TASK DETAILS:
Copy out each line that has "matplotlib" in it.

________________

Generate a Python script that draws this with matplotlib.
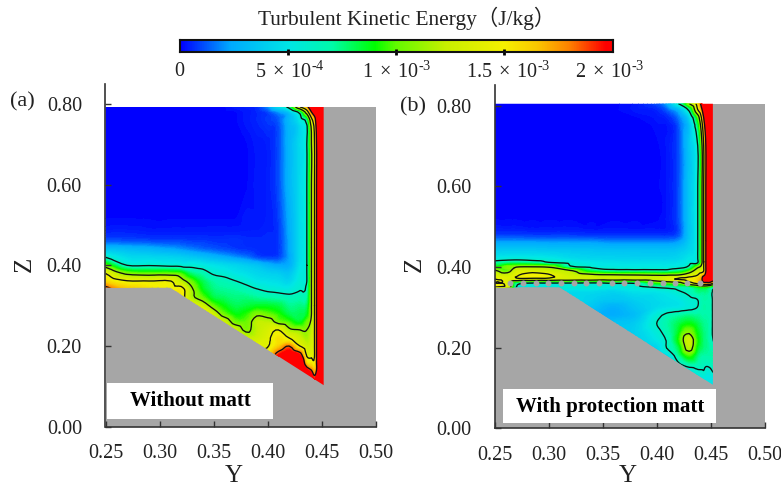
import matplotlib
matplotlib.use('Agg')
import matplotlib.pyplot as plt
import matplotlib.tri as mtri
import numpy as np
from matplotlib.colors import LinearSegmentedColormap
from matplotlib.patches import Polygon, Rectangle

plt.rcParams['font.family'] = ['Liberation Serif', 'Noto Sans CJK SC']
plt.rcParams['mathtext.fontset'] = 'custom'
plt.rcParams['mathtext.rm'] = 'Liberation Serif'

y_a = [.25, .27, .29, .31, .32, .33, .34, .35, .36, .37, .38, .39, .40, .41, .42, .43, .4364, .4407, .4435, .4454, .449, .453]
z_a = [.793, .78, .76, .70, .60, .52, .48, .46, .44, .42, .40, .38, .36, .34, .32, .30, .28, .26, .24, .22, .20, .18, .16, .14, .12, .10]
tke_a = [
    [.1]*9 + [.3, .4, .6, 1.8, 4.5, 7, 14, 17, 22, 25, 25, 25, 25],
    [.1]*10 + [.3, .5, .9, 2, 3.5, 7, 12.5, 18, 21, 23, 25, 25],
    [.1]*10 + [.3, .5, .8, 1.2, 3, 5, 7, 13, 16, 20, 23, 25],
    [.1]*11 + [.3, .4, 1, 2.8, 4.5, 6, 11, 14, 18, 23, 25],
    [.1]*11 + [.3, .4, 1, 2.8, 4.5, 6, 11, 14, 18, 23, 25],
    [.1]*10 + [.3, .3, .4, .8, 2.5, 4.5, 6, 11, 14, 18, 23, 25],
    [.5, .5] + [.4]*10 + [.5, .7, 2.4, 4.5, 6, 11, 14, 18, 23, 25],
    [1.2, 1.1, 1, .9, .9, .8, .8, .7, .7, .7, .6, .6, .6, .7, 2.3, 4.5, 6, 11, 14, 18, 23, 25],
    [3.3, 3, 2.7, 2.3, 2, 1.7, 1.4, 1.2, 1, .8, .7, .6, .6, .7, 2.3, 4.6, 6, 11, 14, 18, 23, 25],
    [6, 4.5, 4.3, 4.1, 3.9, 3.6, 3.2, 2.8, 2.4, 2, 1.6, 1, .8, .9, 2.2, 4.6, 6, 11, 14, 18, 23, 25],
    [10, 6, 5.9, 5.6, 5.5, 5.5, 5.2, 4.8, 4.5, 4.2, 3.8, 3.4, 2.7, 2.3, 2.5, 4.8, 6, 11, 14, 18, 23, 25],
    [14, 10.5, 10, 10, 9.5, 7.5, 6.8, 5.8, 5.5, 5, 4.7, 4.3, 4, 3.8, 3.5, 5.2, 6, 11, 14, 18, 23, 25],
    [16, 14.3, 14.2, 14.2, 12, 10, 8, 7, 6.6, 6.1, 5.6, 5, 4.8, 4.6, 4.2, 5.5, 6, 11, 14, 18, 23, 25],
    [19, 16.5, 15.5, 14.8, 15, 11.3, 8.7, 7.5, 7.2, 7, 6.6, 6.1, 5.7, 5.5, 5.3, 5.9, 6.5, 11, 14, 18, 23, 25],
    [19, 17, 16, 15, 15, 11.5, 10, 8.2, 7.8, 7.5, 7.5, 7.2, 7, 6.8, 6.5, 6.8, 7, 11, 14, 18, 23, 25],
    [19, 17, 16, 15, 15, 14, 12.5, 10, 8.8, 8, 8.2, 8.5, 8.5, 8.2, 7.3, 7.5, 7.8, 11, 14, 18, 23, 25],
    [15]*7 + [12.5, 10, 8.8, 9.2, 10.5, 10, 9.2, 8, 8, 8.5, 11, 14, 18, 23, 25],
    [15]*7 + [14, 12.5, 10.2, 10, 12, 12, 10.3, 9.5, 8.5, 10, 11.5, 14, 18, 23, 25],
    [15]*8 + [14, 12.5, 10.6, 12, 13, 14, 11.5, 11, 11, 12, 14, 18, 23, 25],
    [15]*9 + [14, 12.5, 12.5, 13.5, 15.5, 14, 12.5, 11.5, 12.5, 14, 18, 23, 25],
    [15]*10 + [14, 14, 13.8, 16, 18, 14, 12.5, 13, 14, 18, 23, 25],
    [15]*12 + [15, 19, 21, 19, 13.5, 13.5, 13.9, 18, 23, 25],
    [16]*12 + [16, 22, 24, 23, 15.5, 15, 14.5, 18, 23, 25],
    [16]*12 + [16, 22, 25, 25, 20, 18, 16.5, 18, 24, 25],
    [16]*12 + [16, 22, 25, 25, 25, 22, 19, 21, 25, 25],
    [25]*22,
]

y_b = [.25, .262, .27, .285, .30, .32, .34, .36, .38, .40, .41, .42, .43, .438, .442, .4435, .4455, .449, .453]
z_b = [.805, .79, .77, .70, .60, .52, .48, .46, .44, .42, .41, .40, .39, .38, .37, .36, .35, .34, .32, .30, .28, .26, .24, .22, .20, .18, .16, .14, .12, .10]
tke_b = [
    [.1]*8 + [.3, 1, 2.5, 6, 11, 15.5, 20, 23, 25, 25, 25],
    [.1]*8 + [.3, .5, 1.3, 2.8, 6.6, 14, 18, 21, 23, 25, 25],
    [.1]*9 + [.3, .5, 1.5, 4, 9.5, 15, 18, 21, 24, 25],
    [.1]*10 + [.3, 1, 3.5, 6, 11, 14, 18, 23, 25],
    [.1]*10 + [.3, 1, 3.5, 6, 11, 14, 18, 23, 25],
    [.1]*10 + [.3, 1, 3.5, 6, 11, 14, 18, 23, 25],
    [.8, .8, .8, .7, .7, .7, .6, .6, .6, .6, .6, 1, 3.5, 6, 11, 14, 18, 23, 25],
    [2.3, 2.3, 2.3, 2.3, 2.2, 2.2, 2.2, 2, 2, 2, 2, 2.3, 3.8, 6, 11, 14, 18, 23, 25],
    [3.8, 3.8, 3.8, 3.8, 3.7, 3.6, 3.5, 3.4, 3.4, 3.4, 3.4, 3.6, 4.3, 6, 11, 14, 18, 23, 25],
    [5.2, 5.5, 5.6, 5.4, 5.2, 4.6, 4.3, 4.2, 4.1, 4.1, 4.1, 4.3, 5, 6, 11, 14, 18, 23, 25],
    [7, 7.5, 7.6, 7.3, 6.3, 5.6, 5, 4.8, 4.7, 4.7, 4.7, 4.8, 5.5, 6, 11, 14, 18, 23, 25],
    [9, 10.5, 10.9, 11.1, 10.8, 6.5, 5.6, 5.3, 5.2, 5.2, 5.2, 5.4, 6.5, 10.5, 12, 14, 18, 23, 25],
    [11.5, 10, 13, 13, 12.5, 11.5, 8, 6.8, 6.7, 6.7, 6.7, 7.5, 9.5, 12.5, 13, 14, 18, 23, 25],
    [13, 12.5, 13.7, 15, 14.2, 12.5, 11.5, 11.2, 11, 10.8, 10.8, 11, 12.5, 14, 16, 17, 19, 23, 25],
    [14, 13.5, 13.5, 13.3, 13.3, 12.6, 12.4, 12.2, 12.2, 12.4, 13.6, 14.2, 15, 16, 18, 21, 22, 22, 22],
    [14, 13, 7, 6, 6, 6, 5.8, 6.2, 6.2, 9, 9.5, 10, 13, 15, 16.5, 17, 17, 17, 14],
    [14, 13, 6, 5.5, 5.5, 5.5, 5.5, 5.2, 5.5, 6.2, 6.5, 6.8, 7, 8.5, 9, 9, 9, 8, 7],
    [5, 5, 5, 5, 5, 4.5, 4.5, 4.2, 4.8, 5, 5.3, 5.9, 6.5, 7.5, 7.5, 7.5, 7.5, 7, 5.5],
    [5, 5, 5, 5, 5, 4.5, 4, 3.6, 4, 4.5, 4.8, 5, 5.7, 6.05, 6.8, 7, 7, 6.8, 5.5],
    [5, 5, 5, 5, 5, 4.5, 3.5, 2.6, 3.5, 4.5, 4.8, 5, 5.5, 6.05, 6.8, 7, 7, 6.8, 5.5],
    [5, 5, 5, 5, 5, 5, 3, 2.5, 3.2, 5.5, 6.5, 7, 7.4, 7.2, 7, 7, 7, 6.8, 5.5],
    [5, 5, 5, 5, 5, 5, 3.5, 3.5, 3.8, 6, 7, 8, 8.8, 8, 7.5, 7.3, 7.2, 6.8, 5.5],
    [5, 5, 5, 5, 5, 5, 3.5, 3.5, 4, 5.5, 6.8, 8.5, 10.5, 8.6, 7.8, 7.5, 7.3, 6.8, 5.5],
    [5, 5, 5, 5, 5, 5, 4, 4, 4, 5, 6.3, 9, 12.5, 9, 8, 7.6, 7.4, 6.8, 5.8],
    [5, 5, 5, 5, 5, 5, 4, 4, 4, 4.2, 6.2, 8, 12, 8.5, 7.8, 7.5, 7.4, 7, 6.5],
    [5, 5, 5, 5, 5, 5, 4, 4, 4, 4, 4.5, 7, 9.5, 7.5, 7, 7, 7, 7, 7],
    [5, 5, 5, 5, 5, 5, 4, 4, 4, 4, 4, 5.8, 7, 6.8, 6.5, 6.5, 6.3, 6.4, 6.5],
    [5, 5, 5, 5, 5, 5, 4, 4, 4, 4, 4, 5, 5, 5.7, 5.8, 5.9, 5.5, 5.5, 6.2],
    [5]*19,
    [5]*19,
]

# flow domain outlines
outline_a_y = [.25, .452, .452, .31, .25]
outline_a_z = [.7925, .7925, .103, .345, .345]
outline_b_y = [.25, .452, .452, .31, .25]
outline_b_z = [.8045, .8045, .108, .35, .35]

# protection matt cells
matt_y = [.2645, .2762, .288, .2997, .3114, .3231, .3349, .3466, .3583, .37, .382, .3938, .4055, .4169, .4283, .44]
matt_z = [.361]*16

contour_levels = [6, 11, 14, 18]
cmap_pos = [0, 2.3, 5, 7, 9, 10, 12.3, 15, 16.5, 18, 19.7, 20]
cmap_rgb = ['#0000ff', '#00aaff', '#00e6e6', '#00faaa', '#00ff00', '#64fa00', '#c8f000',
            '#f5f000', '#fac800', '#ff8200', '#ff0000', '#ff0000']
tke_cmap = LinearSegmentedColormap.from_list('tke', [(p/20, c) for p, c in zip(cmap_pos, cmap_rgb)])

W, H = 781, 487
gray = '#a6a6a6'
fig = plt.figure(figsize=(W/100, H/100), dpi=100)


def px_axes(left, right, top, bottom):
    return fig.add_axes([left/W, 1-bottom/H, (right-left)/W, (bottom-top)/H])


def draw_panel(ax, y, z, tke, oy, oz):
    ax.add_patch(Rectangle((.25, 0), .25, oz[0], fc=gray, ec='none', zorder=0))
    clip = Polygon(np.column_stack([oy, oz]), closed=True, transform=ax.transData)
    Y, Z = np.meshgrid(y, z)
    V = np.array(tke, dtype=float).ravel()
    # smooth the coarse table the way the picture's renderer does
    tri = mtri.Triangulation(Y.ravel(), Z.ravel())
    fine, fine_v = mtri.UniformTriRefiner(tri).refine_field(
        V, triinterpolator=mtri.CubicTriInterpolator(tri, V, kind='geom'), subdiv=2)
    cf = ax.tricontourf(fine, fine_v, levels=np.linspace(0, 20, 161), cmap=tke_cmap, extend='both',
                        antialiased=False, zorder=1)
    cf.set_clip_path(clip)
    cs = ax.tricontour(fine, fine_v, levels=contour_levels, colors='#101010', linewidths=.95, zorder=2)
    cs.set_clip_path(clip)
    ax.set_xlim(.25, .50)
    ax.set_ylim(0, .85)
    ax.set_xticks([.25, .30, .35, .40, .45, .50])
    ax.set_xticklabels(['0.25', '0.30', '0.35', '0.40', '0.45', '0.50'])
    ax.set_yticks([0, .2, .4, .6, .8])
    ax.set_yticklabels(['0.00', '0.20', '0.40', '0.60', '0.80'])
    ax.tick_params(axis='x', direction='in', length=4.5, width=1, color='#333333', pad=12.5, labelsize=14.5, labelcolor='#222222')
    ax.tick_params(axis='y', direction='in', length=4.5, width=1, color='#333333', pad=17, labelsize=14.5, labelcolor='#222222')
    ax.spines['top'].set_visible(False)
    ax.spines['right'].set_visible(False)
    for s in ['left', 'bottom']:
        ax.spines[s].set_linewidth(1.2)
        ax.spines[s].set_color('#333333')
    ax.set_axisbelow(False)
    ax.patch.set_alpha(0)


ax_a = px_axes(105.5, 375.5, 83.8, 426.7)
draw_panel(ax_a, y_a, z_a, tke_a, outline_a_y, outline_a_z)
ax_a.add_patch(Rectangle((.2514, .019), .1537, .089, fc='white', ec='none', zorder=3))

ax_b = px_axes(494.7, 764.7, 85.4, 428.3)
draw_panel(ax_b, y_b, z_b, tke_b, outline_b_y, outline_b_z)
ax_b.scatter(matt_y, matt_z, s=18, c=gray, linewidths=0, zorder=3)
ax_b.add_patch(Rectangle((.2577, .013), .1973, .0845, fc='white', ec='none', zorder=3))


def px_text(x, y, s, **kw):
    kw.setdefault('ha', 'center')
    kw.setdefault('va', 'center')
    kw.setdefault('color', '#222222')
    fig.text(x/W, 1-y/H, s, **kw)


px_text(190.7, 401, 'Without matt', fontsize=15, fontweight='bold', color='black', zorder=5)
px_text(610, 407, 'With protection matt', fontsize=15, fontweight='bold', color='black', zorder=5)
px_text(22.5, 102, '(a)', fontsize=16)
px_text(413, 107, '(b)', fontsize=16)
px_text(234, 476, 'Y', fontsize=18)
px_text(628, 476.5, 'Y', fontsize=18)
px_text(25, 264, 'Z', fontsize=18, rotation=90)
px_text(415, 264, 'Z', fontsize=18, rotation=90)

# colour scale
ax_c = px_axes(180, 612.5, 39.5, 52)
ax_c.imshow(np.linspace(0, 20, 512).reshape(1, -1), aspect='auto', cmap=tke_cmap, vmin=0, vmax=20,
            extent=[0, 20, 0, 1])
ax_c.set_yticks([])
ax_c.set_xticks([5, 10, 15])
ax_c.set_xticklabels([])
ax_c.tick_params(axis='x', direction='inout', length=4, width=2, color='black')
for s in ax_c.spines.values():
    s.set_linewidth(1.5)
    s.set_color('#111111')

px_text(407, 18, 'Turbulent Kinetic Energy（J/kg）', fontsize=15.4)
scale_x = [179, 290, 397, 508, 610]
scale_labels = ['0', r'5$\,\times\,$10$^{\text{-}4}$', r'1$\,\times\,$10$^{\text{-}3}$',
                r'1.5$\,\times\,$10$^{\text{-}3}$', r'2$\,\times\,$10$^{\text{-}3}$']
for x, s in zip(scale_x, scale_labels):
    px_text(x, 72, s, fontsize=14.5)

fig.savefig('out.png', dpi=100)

________________

SOLUTION TO THE PROBLEM:
Generate a Python script that draws this with matplotlib.
import matplotlib
matplotlib.use('Agg')
import matplotlib.pyplot as plt
import matplotlib.tri as mtri
from matplotlib.colors import LinearSegmentedColormap
from matplotlib.patches import Polygon, Rectangle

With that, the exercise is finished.